Buyers have been favoring customization over originality, and, for the most part, eschew anything related to provenance entirely. Top-dollar muscle cars come equipped with impeccable documentation and original equipment. Four-bys? Not so much.
Star power
The truck’s builders have been on a bit of surge themselves the past several years, and they’ve done so the hard way. They don’t star in their own reality series and they don’t build 50 cars a year, but what they do build is hard to ignore.
They put themselves on the map in the mid-2000s building cutting-edge Pro-Touring-styled Mustangs out of the back of their family-owned collision shop. Their aggressive paint schemes and ornately machined one-off tidbits aren’t for everyone, but for people like me, they check boxes we didn’t even know were on the list.

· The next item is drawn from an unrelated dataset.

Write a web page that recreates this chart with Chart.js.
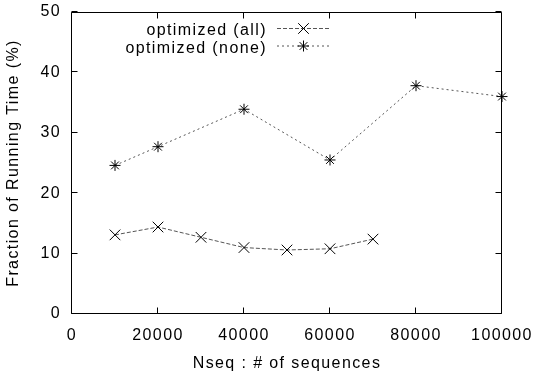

Cars like the “Reactor” ’67 Mustang, “Razor” ’69 Camaro and “Bailout” ’66 Mustang reshaped the high-end Pro-Touring game in profound ways that continue to influence today — which is another reason this Blazer sale seems so strange.
Ringbrothers built a nearly identical K5, dubbed “Seaker,” in 2018 that was unveiled to the public at the SEMA show that year. Sporting steel wheels and a sophisticated, subdued color scheme, Seaker left many of us scratching our heads and just a wee bit disappointed. Personally, I really liked the truck, but it lacked much of the signature style I had come to expect from Ringbrothers builds. Take a look at their “Adrnln” Pantera and you’ll see what I mean.
Our K5 here appears to be a second pass at Seaker, but with a ZZ motor replacing the LS3 we saw in the original. I spied “Recoil,” a Ringbrothers-built ’66 Chevelle in the background of one of the BaT garage pics, so maybe a loyal customer just had to have a Seaker of his own? Whatever the reason, why would one of Ringbrothers’ least-dramatic, least-complex and least-famous builds bring some of the biggest money any of their rides have ever seen at auction? Did the auction itself play a role?
I’d be remiss if I were to exclude the influence of the auction platform as a factor here. Bring a Trailer, which started as an enthusiast blog, has matured in delivery, presentation and clientele. In doing so, BaT has cemented itself as a legitimate auction experience.
However, out of the 30 or so K5s that have sold previously on BaT, not a single one managed to crack the $50k mark. Admittedly, none were in the same league as a Ringbrothers build, but a $250k upcharge gives me goosebumps.
A new normal?
So what about the wild-card factor? You know, the one that has us all sitting at home twiddling our thumbs and testing our relationships? Did the unforeseen upheaval of our daily lives somehow play a part here? Did we just watch a perfect storm demolish our expectations in a once-in-a-generation upheaval, or should we move the line where credible valuation lies when it comes to celebrity builders and trending markets?
The clouds are parting and the dust is settling, but it’s going to take me a while to recover from this one.
It’s hard to imagine a more perfect storm blowing this way again anytime soon, but knowing it’s possible means I’ll never be able to look out across the horizon the same way again.